Sometimes one may wish to compare trees whose tip sets only partially overlap: that is, certain leaves are missing in one tree or the other.

Whilst this process is computationally trivial, interpreting the resultant distances can require a little thought.

Let’s generate some simple trees to follow this through in practice:

library("TreeTools", quietly = TRUE)
balAL <- BalancedTree(letters[1:12])
balAJ <- DropTip(balAL, letters[11:12])
balCL <- DropTip(balAL, letters[1:2])
balGL <- DropTip(balAL, letters[1:6])

pecAL <- PectinateTree(letters[1:12])
pecAF <- DropTip(pecAL, letters[7:12])
pecAJ <- DropTip(pecAL, letters[11:12])
pecCL <- DropTip(pecAL, letters[1:2])

treeList <- list(balAL = balAL, balAJ = balAJ, balCL = balCL, balGL = balGL,
                 pecAL = pecAL, pecAJ = pecAJ, pecCL = pecCL, pecAF = pecAF)

# Define a function to plot two trees
Plot2 <- function(t1, t2, ..., main2 = "") {
  oPar <- par(mfrow = c(1, 2), mar = rep(1, 4), cex = 0.9)
  on.exit(par(oPar)) # Restore original parameters
  plot(t1, ...)
  plot(t2, main = main2)
}

First let’s consider the scenario where we are identifying two identical trees – except that some leaves present in one tree (here, a and b) are missing from the other.

Plot2(balAL, balCL,
      main = "balAL", main2 = "balCL",
      font = c(rep(4, 2), rep(3, 10)) # Emphasize missing tips
      )

From an information theoretic perspective, all the information present in our reduced tree is also present in the complete tree. The information held in common between the trees is thus equal to the information held in common if only the common leaves are retained:

library("TreeDist")
commonTips <- intersect(TipLabels(balAL), TipLabels(balCL))

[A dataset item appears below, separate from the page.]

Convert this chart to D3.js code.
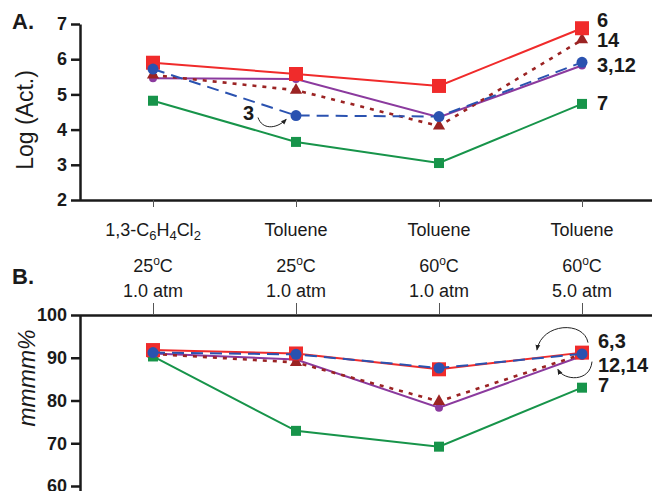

# How much information is in tree balCL?
ClusteringEntropy(balCL)
## [1] 5.780608
# All the information in balCL is also present in balAL
MutualClusteringInfo(balCL, balAL)
## [1] 5.780608
# balAL also contains information about leaves A and B,
# so contains more information in total
ClusteringEntropy(balAL)
## [1] 6.845202

Some information is held in common between any pair of trees with more than a few leaves. Two random trees with many leaves may thus have more information in common than two identical trees with only a few leaves, simply because they have more information overall. As such, it is clearly necessary to perform some form of normalization before comparing tree distances. The obvious choice – and the default, if normalize = TRUE – is to normalize against the maximum similarity that could be obtained, given the set of leaves that a pair of trees have in common. A NaN result is returned when a pair of trees has no leaves in common.

# Information in common (bits)
raw <- MutualClusteringInfo(treeList)
heatmap(raw, symm = TRUE)

# Normalized
normalized <- MutualClusteringInfo(treeList, normalize = TRUE)
heatmap(normalized, symm = TRUE)

A more nuanced perspective may be obtained by computing the range of distances that could in principle be obtained if missing tips were added to each tree. This is not yet implemented in ‘TreeDist’.